··· STORED ROWS

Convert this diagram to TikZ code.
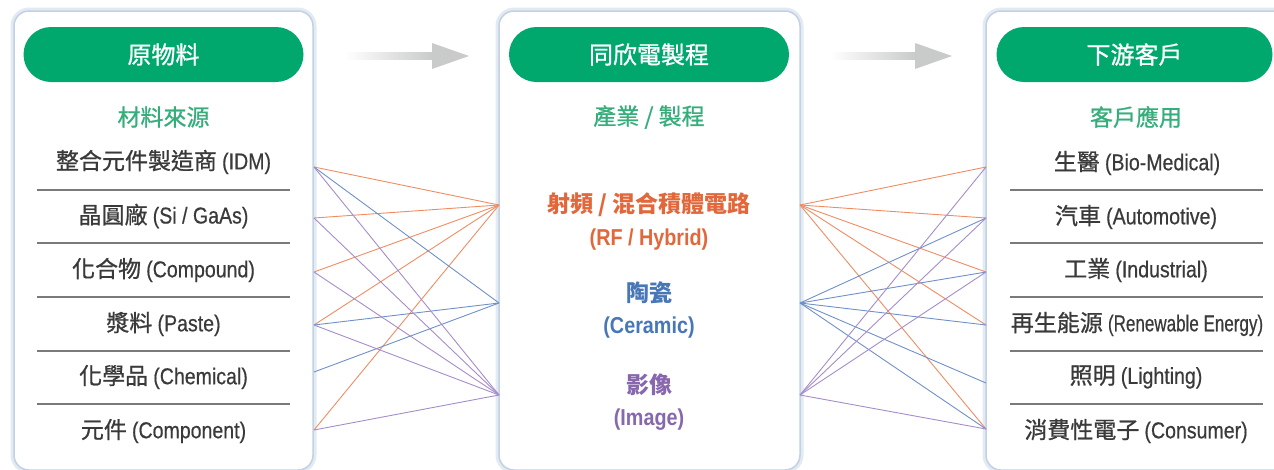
\documentclass[tikz,border=0pt]{standalone}
\usepackage{fontspec}
\setmainfont{Noto Sans CJK TC}
\newfontfamily\cjkmid{Noto Sans CJK TC}[FakeBold=0.9]
\newfontfamily\latn{Liberation Sans}[FakeStretch=0.85, FakeBold=0.5]
\newfontfamily\latnnarrow{Liberation Sans}[FakeStretch=0.74, FakeBold=0.5]
\newfontfamily\latnbold{Liberation Sans Bold}[FakeStretch=0.86]
\usetikzlibrary{positioning,calc}
\definecolor{brandgreen}{HTML}{00A86E}
\definecolor{subgreen}{HTML}{36AE7B}
\definecolor{itemgray}{HTML}{3A3A3A}
\definecolor{rulegray}{HTML}{7A7A7A}
\definecolor{panelrim}{HTML}{C2D1E3}
\definecolor{panelglow}{HTML}{E2EAF4}
\definecolor{rfcolor}{HTML}{E2683C}
\definecolor{cercolor}{HTML}{4877B8}
\definecolor{imgcolor}{HTML}{8767AE}
\definecolor{rfline}{HTML}{F08C62}
\definecolor{cerline}{HTML}{6F90C9}
\definecolor{imgline}{HTML}{A68CCB}
\definecolor{arrowgray}{HTML}{C9CACA}

\begin{document}
\begin{tikzpicture}[x=1pt, y=-1pt,
    panelstyle/.style={draw=panelrim, line width=1.5pt, fill=white, rounded corners=15pt},
    glowstyle/.style={draw=panelglow, line width=7pt, rounded corners=15pt},
    pillstyle/.style={fill=brandgreen, rounded corners=27.5pt, minimum width=280pt, minimum height=55pt, inner sep=0pt, text=white, font=\cjkmid\fontsize{24}{28}\selectfont},
    substyle/.style={text=subgreen, inner sep=0pt, font=\cjkmid\fontsize{23}{27}\selectfont},
    itemstyle/.style={text=itemgray, inner sep=0pt, font=\cjkmid\fontsize{23}{27}\selectfont},
    catstyle/.style={inner sep=0pt, font=\bfseries\fontsize{23}{27}\selectfont},
    rulestyle/.style={draw=rulegray, line width=1.2pt},
    linkstyle/.style={line width=0.9pt}
  ]
  \useasboundingbox (0,0) rectangle (1274,469);

  % panels
  \draw[glowstyle] (14,11) rectangle (313,470);
  \draw[glowstyle] (499,11) rectangle (800,470);
  \draw[glowstyle] (986,11) rectangle (1300,470);
  \draw[panelstyle] (14,11) rectangle (313,470);
  \draw[panelstyle] (499,11) rectangle (800,470);
  \draw[panelstyle] (986,11) rectangle (1300,470);

  \node[pillstyle] (SOURCE) at (163.5,54.5) {原物料};
  \node[pillstyle] (PROCESS) at (649,54.5) {同欣電製程};
  \node[pillstyle, minimum width=276pt] (CUSTOMER) at (1134.5,54.5) {下游客戶};

  \node[substyle] (SOURCESUB) at (163.5,117) {材料來源};
  \node[substyle] (PROCESSSUB) at (649,117) {產業 / 製程};
  \node[substyle] (CUSTOMERSUB) at (1136,117) {客戶應用};

  % flow arrows
  \coordinate (FLOW1-tail) at (345,56);
  \coordinate (FLOW1-tip) at (469,56);
  \coordinate (FLOW2-tail) at (830,56);
  \coordinate (FLOW2-tip) at (952,56);
  \foreach \f in {FLOW1,FLOW2} {
    \shade[left color=white, right color=arrowgray]
      ($(\f-tail)+(0,-3.7)$) rectangle ($(\f-tip)+(-36,3.7)$);
    \fill[arrowgray] ($(\f-tip)+(-37,-13)$) -- (\f-tip) -- ($(\f-tip)+(-37,13)$) -- cycle;
  }

  % materials
  \node[itemstyle] (IDM) at (163.5,162) {整合元件製造商 {\latn (IDM)}};
  \node[itemstyle] (SIGAAS) at (163.5,216) {晶圓廠 {\latn (Si / GaAs)}};
  \node[itemstyle] (COMPOUND) at (163.5,270) {化合物 {\latn (Compound)}};
  \node[itemstyle] (PASTE) at (163.5,324) {漿料 {\latn (Paste)}};
  \node[itemstyle] (CHEMICAL) at (163.5,377) {化學品 {\latn (Chemical)}};
  \node[itemstyle] (COMPONENT) at (163.5,431) {元件 {\latn (Component)}};

  % applications
  \node[itemstyle] (BIO) at (1137,163) {生醫 {\latn (Bio-Medical)}};
  \node[itemstyle] (AUTO) at (1136,217) {汽車 {\latn (Automotive)}};
  \node[itemstyle] (IND) at (1136,270) {工業 {\latn (Industrial)}};
  \node[itemstyle] (REN) at (1137,324) {再生能源 {\latnnarrow (Renewable Energy)}};
  \node[itemstyle] (LIG) at (1136,377) {照明 {\latn (Lighting)}};
  \node[itemstyle] (CON) at (1136,431) {消費性電子 {\latn (Consumer)}};

  \foreach \y in {190,243,297,351,404} {
    \draw[rulestyle] (37,\y) -- (290,\y);
    \draw[rulestyle] (1010,\y) -- (1263,\y);
  }

  % processes
  \node[catstyle, text=rfcolor] (RF) at (649,205) {射頻 / 混合積體電路};
  \node[catstyle, text=rfcolor] (RFEN) at (649,240) {\latnbold (RF / Hybrid)};
  \node[catstyle, text=cercolor] (CER) at (649,293) {陶瓷};
  \node[catstyle, text=cercolor] (CEREN) at (649,328) {\latnbold (Ceramic)};
  \node[catstyle, text=imgcolor] (IMG) at (649,385) {影像};
  \node[catstyle, text=imgcolor] (IMGEN) at (649,420) {\latnbold (Image)};

  % ports on the panel edges
  \coordinate (IDM-port) at (314,167);
  \coordinate (SIGAAS-port) at (314,218);
  \coordinate (COMPOUND-port) at (314,272);
  \coordinate (PASTE-port) at (314,325);
  \coordinate (CHEMICAL-port) at (314,372);
  \coordinate (COMPONENT-port) at (314,430);
  \coordinate (RF-in) at (499,205);
  \coordinate (CER-in) at (499,303);
  \coordinate (IMG-in) at (499,395);
  \coordinate (RF-out) at (800,205);
  \coordinate (CER-out) at (800,303);
  \coordinate (IMG-out) at (800,395);
  \coordinate (BIO-port) at (986,167);
  \coordinate (AUTO-port) at (986,218);
  \coordinate (IND-port) at (986,272);
  \coordinate (REN-port) at (986,325);
  \coordinate (LIG-port) at (986,383);
  \coordinate (CON-port) at (986,429);

  \foreach \src in {IDM,SIGAAS,COMPOUND,PASTE,COMPONENT}
    \draw[linkstyle, rfline] (\src-port) -- (RF-in);
  \foreach \src in {IDM,PASTE,CHEMICAL}
    \draw[linkstyle, cerline] (\src-port) -- (CER-in);
  \foreach \src in {IDM,SIGAAS,COMPOUND,PASTE,COMPONENT}
    \draw[linkstyle, imgline] (\src-port) -- (IMG-in);

  \foreach \dst in {BIO,AUTO,IND,REN,CON}
    \draw[linkstyle, rfline] (RF-out) -- (\dst-port);
  \foreach \dst in {AUTO,IND,REN,LIG,CON}
    \draw[linkstyle, cerline] (CER-out) -- (\dst-port);
  \foreach \dst in {BIO,AUTO,IND,CON}
    \draw[linkstyle, imgline] (IMG-out) -- (\dst-port);
\end{tikzpicture}
\end{document}
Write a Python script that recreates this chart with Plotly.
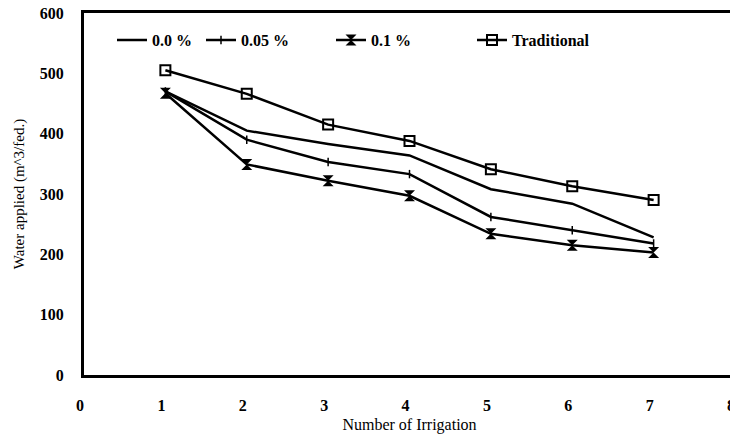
import plotly.graph_objects as go

irrigation = [1, 2, 3, 4, 5, 6, 7]
s_00 = [470, 405, 383, 364, 308, 284, 228]
s_005 = [470, 390, 353, 333, 262, 240, 218]
s_01 = [467, 349, 322, 297, 234, 215, 203]
s_trad = [505, 466, 415, 388, 341, 313, 290]
x_ticks = [0, 1, 2, 3, 4, 5, 6, 7, 8]
y_ticks = [0, 100, 200, 300, 400, 500, 600]

names = ["0.0 %", "0.05 %", "0.1 %", "Traditional"]

fig = go.Figure()
fig.add_trace(go.Scatter(x=irrigation, y=s_00, name=names[0], mode="lines", legend="legend",
                         line=dict(color="black", width=2.5)))
fig.add_trace(go.Scatter(x=irrigation, y=s_005, name=names[1], mode="lines+markers", legend="legend2",
                         line=dict(color="black", width=2.5),
                         marker=dict(symbol="line-ns", size=6, color="black",
                                     line=dict(color="black", width=1.5))))
fig.add_trace(go.Scatter(x=irrigation, y=s_01, name=names[2], mode="lines+markers", legend="legend3",
                         line=dict(color="black", width=2.5),
                         marker=dict(symbol="hourglass", size=11, color="black")))
fig.add_trace(go.Scatter(x=irrigation, y=s_trad, name=names[3], mode="lines+markers", legend="legend4",
                         line=dict(color="black", width=2.5),
                         marker=dict(symbol="square-open", size=10, color="black",
                                     line=dict(color="black", width=2))))

tf = dict(family="Liberation Serif", size=16, color="black", weight="bold")
lf = dict(family="Liberation Serif", size=16, color="black", weight="bold")
ttl = dict(family="Liberation Serif", size=16, color="black", weight="normal")

# page body has an 8px margin, so the figure is 8px smaller and offset
W, H = 730, 432
L, R, T, B = 76, 3, 5, 65
PW = W - L - R

def leg(offset):
    return dict(x=offset / PW, y=0.925, xanchor="left", yanchor="middle",
                bgcolor="rgba(0,0,0,0)", font=lf, borderwidth=0)

fig.update_layout(
    width=W, height=H,
    margin=dict(l=L, r=R, t=T, b=B, autoexpand=False),
    paper_bgcolor="white", plot_bgcolor="white",
    font=tf,
    showlegend=True,
    legend=leg(28),
    legend2=leg(117),
    legend3=leg(247),
    legend4=leg(388),
    xaxis=dict(range=[0, 8], tickmode="array", tickvals=x_ticks, showgrid=False, zeroline=False,
               automargin=False,
               showline=True, linecolor="black", linewidth=3, mirror=True,
               ticks="", tickfont=tf, ticklabelstandoff=14, ticklabelshift=-4,
               ticklabeloverflow="allow",
               title=dict(text="Number of Irrigation", standoff=6, font=ttl)),
    yaxis=dict(range=[0, 600], tickmode="array", tickvals=y_ticks, showgrid=False, zeroline=False,
               automargin=False,
               showline=True, linecolor="black", linewidth=3, mirror=True,
               ticks="", tickfont=tf, ticklabelstandoff=14, ticklabeloverflow="allow",
               title=dict(text="Water applied (m^3/fed.)", standoff=12,
                          font=dict(family="Liberation Serif", size=15, color="black", weight="normal"))),
)

fig.write_html("out.html")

······

Where a line holds the string "this", copy that line.

EXPECTED OUTPUT>
Convert this diagram to TikZ code.
Write a Python script that recreates this chart with Plotly.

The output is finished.